Data in this exercise ::
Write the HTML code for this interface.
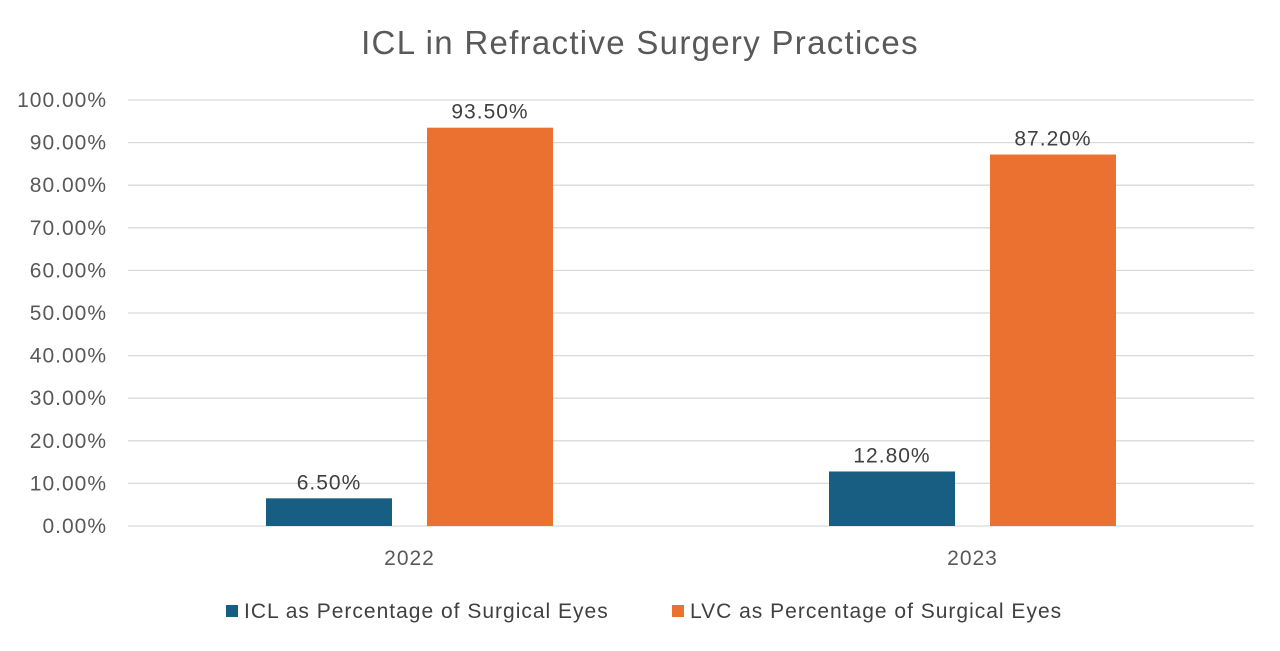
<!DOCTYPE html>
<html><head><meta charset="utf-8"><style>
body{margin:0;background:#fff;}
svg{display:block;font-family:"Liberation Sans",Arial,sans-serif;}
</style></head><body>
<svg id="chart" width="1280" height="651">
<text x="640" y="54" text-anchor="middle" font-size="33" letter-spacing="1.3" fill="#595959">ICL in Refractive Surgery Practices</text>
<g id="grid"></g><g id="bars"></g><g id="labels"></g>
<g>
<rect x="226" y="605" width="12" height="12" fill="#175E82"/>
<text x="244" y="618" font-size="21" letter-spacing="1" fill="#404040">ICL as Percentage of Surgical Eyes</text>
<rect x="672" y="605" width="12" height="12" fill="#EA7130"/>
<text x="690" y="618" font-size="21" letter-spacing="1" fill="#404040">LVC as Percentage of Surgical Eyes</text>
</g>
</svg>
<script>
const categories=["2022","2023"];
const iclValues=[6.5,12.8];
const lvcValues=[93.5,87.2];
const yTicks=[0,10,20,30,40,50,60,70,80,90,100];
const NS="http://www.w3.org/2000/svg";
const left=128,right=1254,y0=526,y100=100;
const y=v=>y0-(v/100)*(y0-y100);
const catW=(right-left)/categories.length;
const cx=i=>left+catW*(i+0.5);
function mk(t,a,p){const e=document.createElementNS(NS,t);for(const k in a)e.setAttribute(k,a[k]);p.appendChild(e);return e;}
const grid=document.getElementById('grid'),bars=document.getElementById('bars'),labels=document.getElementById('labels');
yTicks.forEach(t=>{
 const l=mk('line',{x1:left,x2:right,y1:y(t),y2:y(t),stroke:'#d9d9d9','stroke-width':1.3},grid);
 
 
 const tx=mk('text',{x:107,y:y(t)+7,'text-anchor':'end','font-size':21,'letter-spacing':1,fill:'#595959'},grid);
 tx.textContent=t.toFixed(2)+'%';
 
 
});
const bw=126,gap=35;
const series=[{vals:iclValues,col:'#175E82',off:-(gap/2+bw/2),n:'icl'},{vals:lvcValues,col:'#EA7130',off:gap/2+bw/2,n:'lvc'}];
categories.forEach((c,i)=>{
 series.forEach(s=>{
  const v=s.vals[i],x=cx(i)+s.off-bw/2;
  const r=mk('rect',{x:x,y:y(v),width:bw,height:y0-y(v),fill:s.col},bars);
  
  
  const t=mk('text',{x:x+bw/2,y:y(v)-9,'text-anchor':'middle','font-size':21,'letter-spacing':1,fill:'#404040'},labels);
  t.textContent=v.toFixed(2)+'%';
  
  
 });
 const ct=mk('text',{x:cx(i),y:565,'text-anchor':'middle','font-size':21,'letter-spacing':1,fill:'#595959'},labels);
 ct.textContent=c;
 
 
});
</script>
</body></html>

==

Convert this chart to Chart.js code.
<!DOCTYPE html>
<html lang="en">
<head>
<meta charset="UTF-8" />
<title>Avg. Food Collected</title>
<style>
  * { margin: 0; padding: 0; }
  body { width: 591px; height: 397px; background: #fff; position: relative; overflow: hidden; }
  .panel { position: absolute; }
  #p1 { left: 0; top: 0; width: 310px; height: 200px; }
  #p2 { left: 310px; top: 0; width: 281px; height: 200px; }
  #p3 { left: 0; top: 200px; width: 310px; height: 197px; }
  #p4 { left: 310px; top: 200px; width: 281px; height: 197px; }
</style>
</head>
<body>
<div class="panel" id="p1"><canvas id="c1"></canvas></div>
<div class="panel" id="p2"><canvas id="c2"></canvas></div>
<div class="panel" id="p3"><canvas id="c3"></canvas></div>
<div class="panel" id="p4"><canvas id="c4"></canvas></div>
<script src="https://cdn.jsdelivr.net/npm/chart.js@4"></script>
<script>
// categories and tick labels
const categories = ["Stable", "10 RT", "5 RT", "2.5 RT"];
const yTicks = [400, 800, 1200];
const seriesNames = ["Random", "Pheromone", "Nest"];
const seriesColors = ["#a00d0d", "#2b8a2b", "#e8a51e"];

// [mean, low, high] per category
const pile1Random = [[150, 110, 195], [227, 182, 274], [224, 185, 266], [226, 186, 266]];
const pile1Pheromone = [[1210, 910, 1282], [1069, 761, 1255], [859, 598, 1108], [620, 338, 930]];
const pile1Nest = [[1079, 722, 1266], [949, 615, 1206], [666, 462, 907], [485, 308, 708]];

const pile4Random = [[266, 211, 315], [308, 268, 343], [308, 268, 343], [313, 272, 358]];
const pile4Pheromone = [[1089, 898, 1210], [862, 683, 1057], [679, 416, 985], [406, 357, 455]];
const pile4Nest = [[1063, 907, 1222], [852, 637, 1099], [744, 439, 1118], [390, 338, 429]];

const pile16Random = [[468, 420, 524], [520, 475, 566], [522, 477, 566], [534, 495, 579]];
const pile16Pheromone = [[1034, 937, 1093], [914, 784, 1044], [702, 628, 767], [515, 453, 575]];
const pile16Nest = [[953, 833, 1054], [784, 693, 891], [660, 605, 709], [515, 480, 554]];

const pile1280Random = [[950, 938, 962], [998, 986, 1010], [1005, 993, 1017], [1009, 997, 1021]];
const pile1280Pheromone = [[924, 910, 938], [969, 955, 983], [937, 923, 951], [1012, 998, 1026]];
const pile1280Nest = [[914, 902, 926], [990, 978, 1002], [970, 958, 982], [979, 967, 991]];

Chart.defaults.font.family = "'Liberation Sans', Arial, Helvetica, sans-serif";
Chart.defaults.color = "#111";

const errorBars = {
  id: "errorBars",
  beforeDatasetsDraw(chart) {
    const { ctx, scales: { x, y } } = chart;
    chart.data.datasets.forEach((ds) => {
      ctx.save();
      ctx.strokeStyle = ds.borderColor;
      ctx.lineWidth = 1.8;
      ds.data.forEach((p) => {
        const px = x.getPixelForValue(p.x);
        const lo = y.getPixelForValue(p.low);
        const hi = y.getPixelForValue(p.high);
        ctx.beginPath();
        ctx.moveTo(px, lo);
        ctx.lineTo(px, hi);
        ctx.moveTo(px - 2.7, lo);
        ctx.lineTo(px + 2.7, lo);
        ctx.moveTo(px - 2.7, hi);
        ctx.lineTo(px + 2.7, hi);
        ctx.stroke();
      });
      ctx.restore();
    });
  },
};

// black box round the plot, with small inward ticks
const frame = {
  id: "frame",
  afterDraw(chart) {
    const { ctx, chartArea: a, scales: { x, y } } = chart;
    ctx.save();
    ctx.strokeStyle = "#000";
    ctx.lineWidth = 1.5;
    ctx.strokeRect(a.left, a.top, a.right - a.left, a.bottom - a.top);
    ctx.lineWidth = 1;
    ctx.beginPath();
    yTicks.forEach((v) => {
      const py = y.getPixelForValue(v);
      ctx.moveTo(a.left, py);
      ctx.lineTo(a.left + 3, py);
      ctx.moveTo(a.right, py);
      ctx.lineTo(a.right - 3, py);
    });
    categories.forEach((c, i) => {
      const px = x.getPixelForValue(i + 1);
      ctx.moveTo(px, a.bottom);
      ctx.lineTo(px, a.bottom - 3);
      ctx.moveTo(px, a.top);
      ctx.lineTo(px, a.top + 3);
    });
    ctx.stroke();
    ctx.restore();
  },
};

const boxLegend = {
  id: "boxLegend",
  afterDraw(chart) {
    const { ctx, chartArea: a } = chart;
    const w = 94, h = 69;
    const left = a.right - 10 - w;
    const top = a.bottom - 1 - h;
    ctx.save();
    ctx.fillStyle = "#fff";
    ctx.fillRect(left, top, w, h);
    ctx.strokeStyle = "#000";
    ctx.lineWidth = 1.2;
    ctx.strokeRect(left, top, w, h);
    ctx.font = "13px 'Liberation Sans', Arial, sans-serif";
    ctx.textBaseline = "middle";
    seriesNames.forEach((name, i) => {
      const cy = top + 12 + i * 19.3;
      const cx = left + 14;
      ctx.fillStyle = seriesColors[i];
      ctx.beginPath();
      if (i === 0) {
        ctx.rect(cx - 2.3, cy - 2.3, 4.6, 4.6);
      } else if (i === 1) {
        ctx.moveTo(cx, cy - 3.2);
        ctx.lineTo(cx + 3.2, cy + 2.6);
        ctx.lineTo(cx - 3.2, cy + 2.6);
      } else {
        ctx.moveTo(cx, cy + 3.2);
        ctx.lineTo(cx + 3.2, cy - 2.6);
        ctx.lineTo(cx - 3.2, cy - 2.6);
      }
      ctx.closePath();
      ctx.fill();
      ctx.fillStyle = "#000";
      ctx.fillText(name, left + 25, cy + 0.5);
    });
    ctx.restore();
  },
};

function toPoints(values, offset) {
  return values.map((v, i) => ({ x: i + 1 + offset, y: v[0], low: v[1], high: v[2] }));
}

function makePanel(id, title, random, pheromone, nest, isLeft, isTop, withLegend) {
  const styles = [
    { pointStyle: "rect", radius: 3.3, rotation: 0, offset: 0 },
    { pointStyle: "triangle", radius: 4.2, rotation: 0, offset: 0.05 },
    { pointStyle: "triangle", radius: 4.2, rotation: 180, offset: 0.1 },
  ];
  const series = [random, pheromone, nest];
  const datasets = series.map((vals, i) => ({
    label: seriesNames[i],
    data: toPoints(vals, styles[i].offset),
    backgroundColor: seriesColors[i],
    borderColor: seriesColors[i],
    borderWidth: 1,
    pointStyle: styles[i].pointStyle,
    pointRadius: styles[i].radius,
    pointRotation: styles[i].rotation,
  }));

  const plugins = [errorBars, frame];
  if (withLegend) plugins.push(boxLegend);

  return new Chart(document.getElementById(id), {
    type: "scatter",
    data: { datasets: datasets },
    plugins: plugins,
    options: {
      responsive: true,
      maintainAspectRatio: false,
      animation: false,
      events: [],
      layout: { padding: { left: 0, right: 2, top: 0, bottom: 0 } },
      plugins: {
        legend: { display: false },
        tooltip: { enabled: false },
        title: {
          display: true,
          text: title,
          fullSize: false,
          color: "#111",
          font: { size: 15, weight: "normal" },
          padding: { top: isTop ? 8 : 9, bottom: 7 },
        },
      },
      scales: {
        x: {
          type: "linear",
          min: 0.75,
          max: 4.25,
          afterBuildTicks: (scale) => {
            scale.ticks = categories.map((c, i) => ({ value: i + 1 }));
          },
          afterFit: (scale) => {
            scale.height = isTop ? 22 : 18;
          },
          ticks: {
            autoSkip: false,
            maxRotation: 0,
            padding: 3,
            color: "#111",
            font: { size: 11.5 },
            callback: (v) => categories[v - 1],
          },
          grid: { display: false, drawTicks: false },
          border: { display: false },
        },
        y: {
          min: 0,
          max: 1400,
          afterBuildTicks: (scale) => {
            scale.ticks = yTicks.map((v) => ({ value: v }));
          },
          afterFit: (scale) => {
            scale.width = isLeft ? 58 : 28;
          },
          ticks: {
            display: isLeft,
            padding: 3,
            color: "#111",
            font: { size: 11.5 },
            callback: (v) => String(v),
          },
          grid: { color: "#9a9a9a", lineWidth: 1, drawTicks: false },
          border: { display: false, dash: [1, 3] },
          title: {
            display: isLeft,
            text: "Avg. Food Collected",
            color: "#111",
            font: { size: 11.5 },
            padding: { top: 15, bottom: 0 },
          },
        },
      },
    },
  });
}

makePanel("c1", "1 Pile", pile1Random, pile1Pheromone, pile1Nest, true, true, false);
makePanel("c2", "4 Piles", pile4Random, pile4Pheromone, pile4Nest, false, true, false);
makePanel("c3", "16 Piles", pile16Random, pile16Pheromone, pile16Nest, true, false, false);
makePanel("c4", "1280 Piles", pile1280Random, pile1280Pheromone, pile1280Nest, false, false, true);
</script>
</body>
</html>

---

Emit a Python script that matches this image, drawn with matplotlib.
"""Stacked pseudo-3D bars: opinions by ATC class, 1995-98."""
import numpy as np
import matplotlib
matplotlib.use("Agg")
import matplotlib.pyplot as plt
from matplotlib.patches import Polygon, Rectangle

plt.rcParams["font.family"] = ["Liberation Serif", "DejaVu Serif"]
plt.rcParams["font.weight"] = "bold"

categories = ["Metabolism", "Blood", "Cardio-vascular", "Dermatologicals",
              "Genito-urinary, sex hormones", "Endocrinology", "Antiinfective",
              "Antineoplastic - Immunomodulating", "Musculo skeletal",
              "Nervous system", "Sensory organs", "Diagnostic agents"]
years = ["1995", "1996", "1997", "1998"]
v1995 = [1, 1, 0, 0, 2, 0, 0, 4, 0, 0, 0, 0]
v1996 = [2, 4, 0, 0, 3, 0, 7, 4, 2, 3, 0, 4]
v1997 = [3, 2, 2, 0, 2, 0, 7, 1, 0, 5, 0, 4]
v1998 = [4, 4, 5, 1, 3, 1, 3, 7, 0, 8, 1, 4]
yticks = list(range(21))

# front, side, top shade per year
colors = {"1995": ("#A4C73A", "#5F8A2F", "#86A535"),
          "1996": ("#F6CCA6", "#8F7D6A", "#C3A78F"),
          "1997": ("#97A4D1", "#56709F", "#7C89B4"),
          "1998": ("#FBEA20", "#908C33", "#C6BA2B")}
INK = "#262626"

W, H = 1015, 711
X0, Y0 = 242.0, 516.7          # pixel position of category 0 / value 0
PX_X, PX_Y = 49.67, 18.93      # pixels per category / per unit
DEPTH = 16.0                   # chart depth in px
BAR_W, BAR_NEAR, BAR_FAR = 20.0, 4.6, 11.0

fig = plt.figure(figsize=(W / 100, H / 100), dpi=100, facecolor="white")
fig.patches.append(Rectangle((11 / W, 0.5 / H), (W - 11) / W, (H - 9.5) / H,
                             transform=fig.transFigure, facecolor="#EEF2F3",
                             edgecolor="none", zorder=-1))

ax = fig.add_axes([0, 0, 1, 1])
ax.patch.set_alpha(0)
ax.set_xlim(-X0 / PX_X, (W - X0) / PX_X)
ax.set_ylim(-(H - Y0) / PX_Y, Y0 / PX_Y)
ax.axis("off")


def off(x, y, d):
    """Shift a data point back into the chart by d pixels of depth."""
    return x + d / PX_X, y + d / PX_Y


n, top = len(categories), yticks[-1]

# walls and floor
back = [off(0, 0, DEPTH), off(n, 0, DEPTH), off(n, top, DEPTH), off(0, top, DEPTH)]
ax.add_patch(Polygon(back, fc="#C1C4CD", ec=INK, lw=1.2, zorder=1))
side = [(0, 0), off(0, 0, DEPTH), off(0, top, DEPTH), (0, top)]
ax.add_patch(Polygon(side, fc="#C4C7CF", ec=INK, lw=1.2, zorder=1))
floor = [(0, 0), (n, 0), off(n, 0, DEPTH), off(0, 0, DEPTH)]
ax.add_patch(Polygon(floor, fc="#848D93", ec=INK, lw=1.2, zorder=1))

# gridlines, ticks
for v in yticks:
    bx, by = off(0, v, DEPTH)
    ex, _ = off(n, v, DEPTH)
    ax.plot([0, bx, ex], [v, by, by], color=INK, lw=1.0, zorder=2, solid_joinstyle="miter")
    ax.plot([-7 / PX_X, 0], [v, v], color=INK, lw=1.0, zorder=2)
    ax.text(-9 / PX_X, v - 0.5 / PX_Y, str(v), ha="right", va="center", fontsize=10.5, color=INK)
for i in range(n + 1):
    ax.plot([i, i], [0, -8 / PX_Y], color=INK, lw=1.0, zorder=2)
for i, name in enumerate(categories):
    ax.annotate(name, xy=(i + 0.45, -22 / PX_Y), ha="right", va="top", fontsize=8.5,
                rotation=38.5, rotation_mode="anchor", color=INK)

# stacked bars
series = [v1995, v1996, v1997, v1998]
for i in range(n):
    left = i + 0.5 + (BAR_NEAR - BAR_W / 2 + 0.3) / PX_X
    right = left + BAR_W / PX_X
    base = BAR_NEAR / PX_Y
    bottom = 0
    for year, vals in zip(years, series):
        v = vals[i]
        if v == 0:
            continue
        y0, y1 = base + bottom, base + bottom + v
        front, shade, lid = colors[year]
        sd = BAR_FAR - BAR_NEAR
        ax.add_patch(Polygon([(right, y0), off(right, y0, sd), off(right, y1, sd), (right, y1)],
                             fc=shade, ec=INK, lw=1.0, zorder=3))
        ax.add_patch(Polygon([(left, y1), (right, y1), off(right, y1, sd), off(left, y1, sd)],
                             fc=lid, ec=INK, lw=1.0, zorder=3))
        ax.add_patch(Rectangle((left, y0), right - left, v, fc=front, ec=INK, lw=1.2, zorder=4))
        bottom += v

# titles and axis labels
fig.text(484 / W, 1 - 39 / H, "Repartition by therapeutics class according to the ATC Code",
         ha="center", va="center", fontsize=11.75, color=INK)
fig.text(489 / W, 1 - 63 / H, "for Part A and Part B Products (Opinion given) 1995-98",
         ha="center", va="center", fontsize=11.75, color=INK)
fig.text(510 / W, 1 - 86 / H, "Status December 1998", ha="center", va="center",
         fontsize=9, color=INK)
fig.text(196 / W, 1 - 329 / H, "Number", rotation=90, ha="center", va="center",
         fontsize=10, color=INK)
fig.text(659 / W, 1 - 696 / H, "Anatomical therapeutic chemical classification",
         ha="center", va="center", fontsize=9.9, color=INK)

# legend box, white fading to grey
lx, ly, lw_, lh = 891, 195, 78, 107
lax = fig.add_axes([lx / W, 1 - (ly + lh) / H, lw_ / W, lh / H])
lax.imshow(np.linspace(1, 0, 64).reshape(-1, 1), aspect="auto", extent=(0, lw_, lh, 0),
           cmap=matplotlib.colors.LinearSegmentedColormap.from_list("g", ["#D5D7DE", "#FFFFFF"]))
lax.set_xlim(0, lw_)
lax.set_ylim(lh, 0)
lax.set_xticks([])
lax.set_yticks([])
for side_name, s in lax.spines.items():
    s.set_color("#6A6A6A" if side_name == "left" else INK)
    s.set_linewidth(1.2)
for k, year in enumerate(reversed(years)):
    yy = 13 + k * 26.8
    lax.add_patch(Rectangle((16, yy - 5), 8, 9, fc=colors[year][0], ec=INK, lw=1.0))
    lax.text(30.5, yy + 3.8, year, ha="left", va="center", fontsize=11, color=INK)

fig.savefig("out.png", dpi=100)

Stated exercise ::
Make an exact transcription of the lines from the line with "Emit a Python" through the line with "BAR_W, BAR_NEAR, BAR_FAR = 20.0, 4.6, 11.0", inclusive, omitting all others.

Worked solution ::
Emit a Python script that matches this image, drawn with matplotlib.
"""Stacked pseudo-3D bars: opinions by ATC class, 1995-98."""
import numpy as np
import matplotlib
matplotlib.use("Agg")
import matplotlib.pyplot as plt
from matplotlib.patches import Polygon, Rectangle

plt.rcParams["font.family"] = ["Liberation Serif", "DejaVu Serif"]
plt.rcParams["font.weight"] = "bold"

categories = ["Metabolism", "Blood", "Cardio-vascular", "Dermatologicals",
              "Genito-urinary, sex hormones", "Endocrinology", "Antiinfective",
              "Antineoplastic - Immunomodulating", "Musculo skeletal",
              "Nervous system", "Sensory organs", "Diagnostic agents"]
years = ["1995", "1996", "1997", "1998"]
v1995 = [1, 1, 0, 0, 2, 0, 0, 4, 0, 0, 0, 0]
v1996 = [2, 4, 0, 0, 3, 0, 7, 4, 2, 3, 0, 4]
v1997 = [3, 2, 2, 0, 2, 0, 7, 1, 0, 5, 0, 4]
v1998 = [4, 4, 5, 1, 3, 1, 3, 7, 0, 8, 1, 4]
yticks = list(range(21))

# front, side, top shade per year
colors = {"1995": ("#A4C73A", "#5F8A2F", "#86A535"),
          "1996": ("#F6CCA6", "#8F7D6A", "#C3A78F"),
          "1997": ("#97A4D1", "#56709F", "#7C89B4"),
          "1998": ("#FBEA20", "#908C33", "#C6BA2B")}
INK = "#262626"

W, H = 1015, 711
X0, Y0 = 242.0, 516.7          # pixel position of category 0 / value 0
PX_X, PX_Y = 49.67, 18.93      # pixels per category / per unit
DEPTH = 16.0                   # chart depth in px
BAR_W, BAR_NEAR, BAR_FAR = 20.0, 4.6, 11.0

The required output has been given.